Mais en juillet dernier, le piège se referme. Il est inculpé et arrêté pour avoir organisé pendant plusieurs années un réseau constitué de dizaines de jeunes filles sous son emprise. Le tribunal fédéral de New York a publié un dossier à charge contre le milliardaire fort de plusieurs centaines de pages. Il est question de ses pratiques prédatrices et de pédophilie sur des mineurs de 12 à 14 ans.

Plaidant non-coupable, son procès, pour lequel il risquait la prison à perpétuité, devait se dérouler en juin prochain. Mais son suicide, samedi matin, dans le Metropolitan Correctional Center de Manhattan en aura décidé autrement, laissant de nombreuses victimes sans réponses.

Les Clinton en mode House of Cards?

Mais les relations d’Epstein avec les puissants de ce monde secouent les États-Unis. Après une première tentative de suicide fin juillet, comment se fait-il qu’Epstein n’était pas plus surveillé? Aurait-il bénéficié d’une aide pour mettre fin à ses jours? Des questions légitimes, mais qui alimentent des théories de complot. Voulait-il protéger les Clinton ou encore Leslie Wexner, fondateur de Victoria’s Secret?

epa

Sur les réseaux sociaux, le hashtag #ClintonBodyCount est lancé. À la manière d’un House of Cards, le couple Clinton est soupçonné depuis longue date par les complotistes. Ils traîneraient un nombre incalculable de cadavres dans leur placard tout au long de leur carrière politique. Rien n’a été prouvé jusqu’ici.

Mais il est vrai que Bill Clinton a voyagé à bord du « Lolita Express », à quatre reprises, comme le reconnait la Fondation Bill Clinton. En septembre 2002, l’avion a transporté Bill Clinton, Kevin Spacey et Chris Tucker (acteur) en Afrique pour promouvoir l’action de l’ancien président américain dans la lutte contre le SIDA. Les carnets de vol du jet d’Epstein publiés par le site défunt Gawker en 2015 révèlent eux plus de 25 voyages en commun.

« Jeffrey Epstein avait des informations sur Bill Clinton, et maintenant il est mort ! » a écrit l’acteur Terrence K.Williams aussitôt retweeté par Donald Trump, toujours prêt à adresser un tacle à ses adversaires politiques.

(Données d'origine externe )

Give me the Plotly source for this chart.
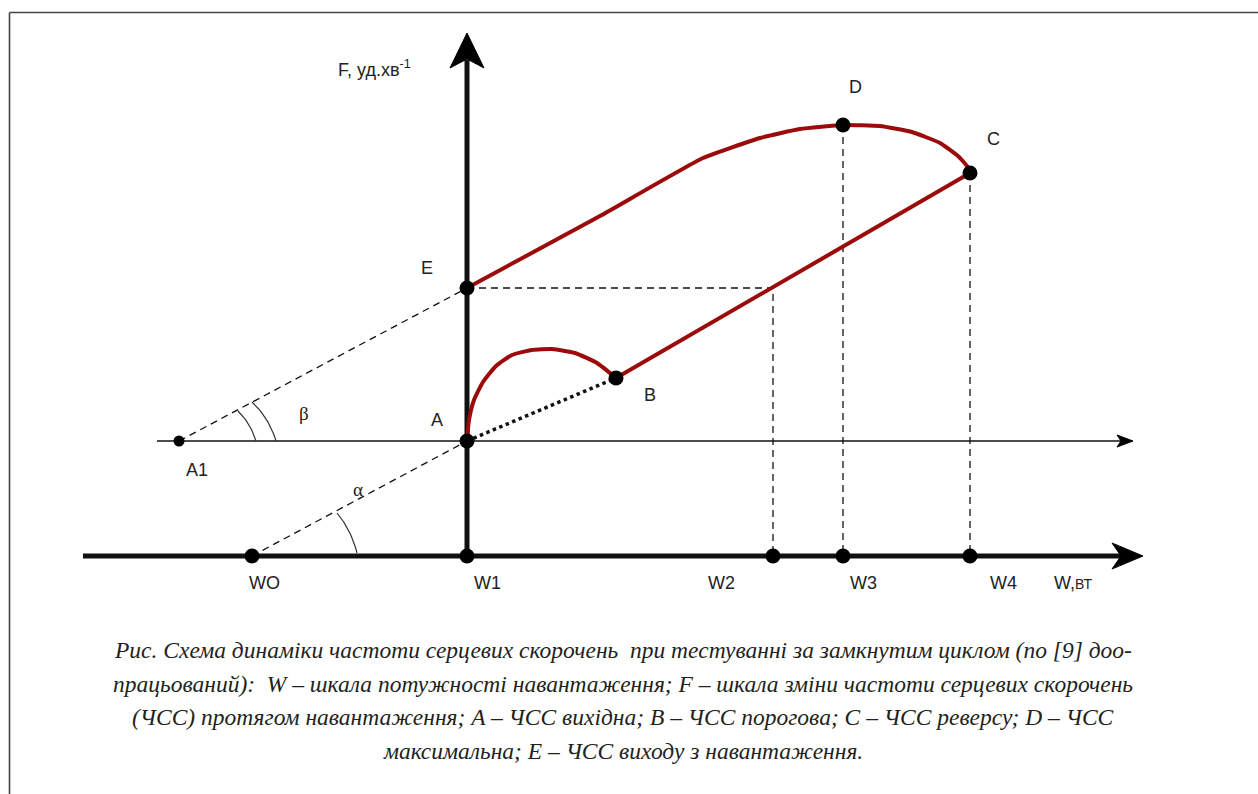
import math
import plotly.graph_objects as go

# ---------------- data (diagram units: W to the right, F upward) ----------------
point_names = ["A1", "A", "B", "C", "D", "E"]
point_W = [179, 467, 616, 970, 843, 467]
point_F = [353, 353, 416, 621, 669, 506]

w_tick_names = ["WO", "W1", "W2", "W3", "W4"]
w_tick_vals = [252, 467, 773, 843, 970]
W_AXIS_F = 238      # F level of the W axis
BASE_F = 353        # F level of the thin baseline through A

# curve A -> B (threshold hump)
arc_AB_W = [467, 469, 474, 483, 496, 512, 532, 552, 575, 597, 616]
arc_AB_F = [353, 374, 394, 412, 428, 439, 444, 445, 441, 431, 416]

# curve E -> D -> C (recovery)
curve_EDC_W = [467, 600, 703, 760, 800, 843, 880, 912, 940, 958, 967, 970]
curve_EDC_F = [506, 578, 636, 656, 665, 669, 668, 662, 651, 638, 628, 621]

P = {n: (w, f) for n, w, f in zip(point_names, point_W, point_F)}
WT = dict(zip(w_tick_names, w_tick_vals))

RED = "#9b0b0b"
INK = "#111111"
LABEL_FONT = dict(family="Liberation Sans, Arial, sans-serif", size=18, color="#222222")

fig = go.Figure()

def line(xs, ys, color=INK, width=1.3, dash=None, shape="linear", smoothing=None):
    ln = dict(color=color, width=width, shape=shape)
    if dash:
        ln["dash"] = dash
    if smoothing is not None:
        ln["smoothing"] = smoothing
    fig.add_trace(go.Scatter(x=xs, y=ys, mode="lines", line=ln, hoverinfo="skip", showlegend=False))

# thin baseline through A
line([157, 1122], [BASE_F, BASE_F], width=1.3)
# W axis (thick)
line([83, 1125], [W_AXIS_F, W_AXIS_F], width=5)
# F axis (thick)
line([P["A"][0], P["A"][0]], [W_AXIS_F - 4, 794 - 60], width=5)

# dashed construction lines
line([P["A1"][0], P["E"][0]], [P["A1"][1], P["E"][1]], dash="7px,5px")
line([WT["WO"], P["A"][0]], [W_AXIS_F, P["A"][1]], dash="7px,5px")
# E horizontal to B-C line, then down to W2
line([P["E"][0], WT["W2"], WT["W2"]], [P["E"][1], P["E"][1], W_AXIS_F], dash="7px,5px")
line([P["D"][0], WT["W3"]], [P["D"][1], W_AXIS_F], dash="7px,5px")
line([P["C"][0], WT["W4"]], [P["C"][1], W_AXIS_F], dash="7px,5px")

# dotted A -> B
line([P["A"][0], P["B"][0]], [P["A"][1], P["B"][1]], width=3.5, dash="dot")

# red curves
line(arc_AB_W, arc_AB_F, color=RED, width=4, shape="spline", smoothing=0.5)
line([P["B"][0], P["C"][0]], [P["B"][1], P["C"][1]], color=RED, width=4)
line(curve_EDC_W, curve_EDC_F, color=RED, width=4, shape="spline", smoothing=0.4)

# angle marks (decorative arcs)
def angle_arc(cx, cy, p_start, p_end):
    a0 = math.atan2(p_start[1] - cy, p_start[0] - cx)
    a1 = math.atan2(p_end[1] - cy, p_end[0] - cx)
    r0 = math.hypot(p_start[0] - cx, p_start[1] - cy)
    r1 = math.hypot(p_end[0] - cx, p_end[1] - cy)
    xs, ys = [], []
    n = 20
    for i in range(n + 1):
        t = i / n
        a = a0 + (a1 - a0) * t
        r = r0 + (r1 - r0) * t
        xs.append(cx + r * math.cos(a))
        ys.append(cy + r * math.sin(a))
    line(xs, ys, color="#333333", width=1.2)

ax1, ay1 = P["A1"]
angle_arc(ax1, ay1, (238, 383), (256, 353))
angle_arc(ax1, ay1, (252, 392), (276, 353))
angle_arc(WT["WO"], W_AXIS_F, (337, 281), (357, 241))

# points
fig.add_trace(go.Scatter(
    x=[P[n][0] for n in ["A", "B", "C", "D", "E"]] + w_tick_vals,
    y=[P[n][1] for n in ["A", "B", "C", "D", "E"]] + [W_AXIS_F] * len(w_tick_vals),
    mode="markers", marker=dict(color="black", size=15), hoverinfo="skip", showlegend=False))
fig.add_trace(go.Scatter(x=[P["A1"][0]], y=[P["A1"][1]], mode="markers",
                         marker=dict(color="black", size=11), hoverinfo="skip", showlegend=False))

# arrowheads (decorative)
shapes = []
def arrowhead(path):
    shapes.append(dict(type="path", path=path, fillcolor="black", line=dict(color="black", width=1),
                       xref="x", yref="y", layer="above"))
arrowhead("M 1143,238 L 1112,251 L 1121,238 L 1112,225 Z")
arrowhead("M 467,761 L 450,726 L 467,735 L 484,726 Z")
arrowhead("M 1133,353 L 1117,359 L 1121,353 L 1117,347 Z")

# frame (top and left edges)
shapes.append(dict(type="line", xref="paper", yref="paper", x0=9.5 / 1258, x1=1, y0=1 - 12.5 / 794, y1=1 - 12.5 / 794,
                   line=dict(color="#444444", width=1.6)))
shapes.append(dict(type="line", xref="paper", yref="paper", x0=9.5 / 1258, x1=9.5 / 1258, y0=0, y1=1 - 12.5 / 794,
                   line=dict(color="#444444", width=1.6)))

# labels
annotations = []
def label(text, x, y, font=LABEL_FONT, xanchor="center"):
    annotations.append(dict(text=text, x=x, y=y, xref="x", yref="y", showarrow=False,
                            font=font, xanchor=xanchor, yanchor="middle"))

label_pos = {"A1": (197, 324), "A": (437, 374), "B": (650, 399), "C": (993, 655),
             "D": (855, 707), "E": (427, 526)}
for n in point_names:
    label(n, *label_pos[n])
w_label_x = {"WO": 264, "W1": 487, "W2": 721, "W3": 863, "W4": 1003}
for n in w_tick_names:
    label(n, w_label_x[n], 211)
label("W,<span style='font-size:14px'>ВТ</span>", 1073, 211)
label("F, уд.хв<sup>-1</sup>", 374, 726)
greek = dict(family="Liberation Serif, Times New Roman, serif", size=19, color="#222222")
label("β", 304, 381, font=greek)
label("α", 358, 305, font=greek)

caption = [
    "Рис. Схема динаміки частоти серцевих скорочень \u00a0при тестуванні за замкнутим циклом (по [9] доо-",
    "працьований): \u00a0W – шкала потужності навантаження; F – шкала зміни частоти серцевих скорочень",
    "(ЧСС) протягом навантаження; A – ЧСС вихідна; B – ЧСС порогова; C – ЧСС реверсу; D – ЧСС",
    "максимальна; E – ЧСС виходу з навантаження.",
]
cap_font = dict(family="Liberation Serif, Times New Roman, serif", size=23.5, color="#231f20")
for i, t in enumerate(caption):
    label("<i>" + t + "</i>", 623, 794 - (650 + i * 33.5), font=cap_font)

fig.update_layout(
    width=1258, height=794,
    margin=dict(l=0, r=0, t=0, b=0),
    paper_bgcolor="white", plot_bgcolor="white",
    xaxis=dict(range=[0, 1258], visible=False, fixedrange=True),
    yaxis=dict(range=[0, 794], visible=False, fixedrange=True),
    shapes=shapes, annotations=annotations,
)

fig.write_html("out.html", config={"displayModeBar": False},
               post_script="document.body.style.margin='0';document.body.style.overflow='hidden';")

Le président américain a visiblement changé d’avis sur Epstein assurant avoir coupé les ponts et « ne pas être un grand fan ». « Ce n’est pas quelqu’un que je respectais », a-t-il ajouté après l’incarcération du trader à New York début juillet.

Élites à la Eyes Wide Shut

Mais au-delà des théories du complot, ce scandale commence à prendre de sérieuses proportions sur le plan politique. Il a déjà coûté son poste au ministre du Travail Alexander Acosta, accusé d’avoir mal géré les premières accusations en 2008 alors qu’il était procureur de Floride. Sur Twitter encore, l’ex-sénatrice démocrate du Missouri Claire McCaskill se questionne par rapport au suicide d’Epstein: « Il y a quelque chose qui pue très fort dans tout ça. Comment quelqu’un placé sous surveillance anti-suicide peut-il se pendre tout seul, sans intervention ? Impossible. À moins que… « 

Eyes Wide Shut/Stanley Kubrick (1999)

Sur les plateaux télé, les soupçons à l’encontre d’une classe dirigeante dépravée font la une depuis samedi. Une sorte de haute société perverse comme elle est décrite dans le film de Stanley Kubrick Eyes Wide Shut. Théories du complot ou pas, ces soupçons soulignent l’impunité et la corruption des élites aux États-Unis. « La mort de M. Epstein soulève des questions graves auxquelles il faudra répondre », avertit le ministre de la Justice, William Barr. « Il va falloir des réponses. Beaucoup de réponses » a ajouté la fer-de-lance des démocrates à New York Ocasio-Cortez, dégoûtée elle aussi du traitement de faveur réservé à Epstein en 2008.

Le procureur de New York a toutefois assuré que la mort d’Epstein ne remettait pas en cause l’enquête. À cet égard, le témoignage de Virginia Roberts Giuffre, victime du milliardaire et aujourd’hui âgée de 36 ans, pourrait être déterminant. Elle décrit un « système de recrutement » mis en place par Epstein et sa rabatteuse, Ghislaine Maxwell, fille du défunt magnat de la presse Robert Maxwell. Cela passait notamment par le repérage de jeunes lycéennes en Floride ou à New York à qui il promettait parfois de lancer la carrière artistique. Ensuite, elle passait par la case « esclavage sexuel » avant « partage » avec le réseau du milliardaire.

De nombreuses victimes sont toujours dans l’attente de la reconnaissance de leur calvaire. D’autres se disent prêtent à témoigner.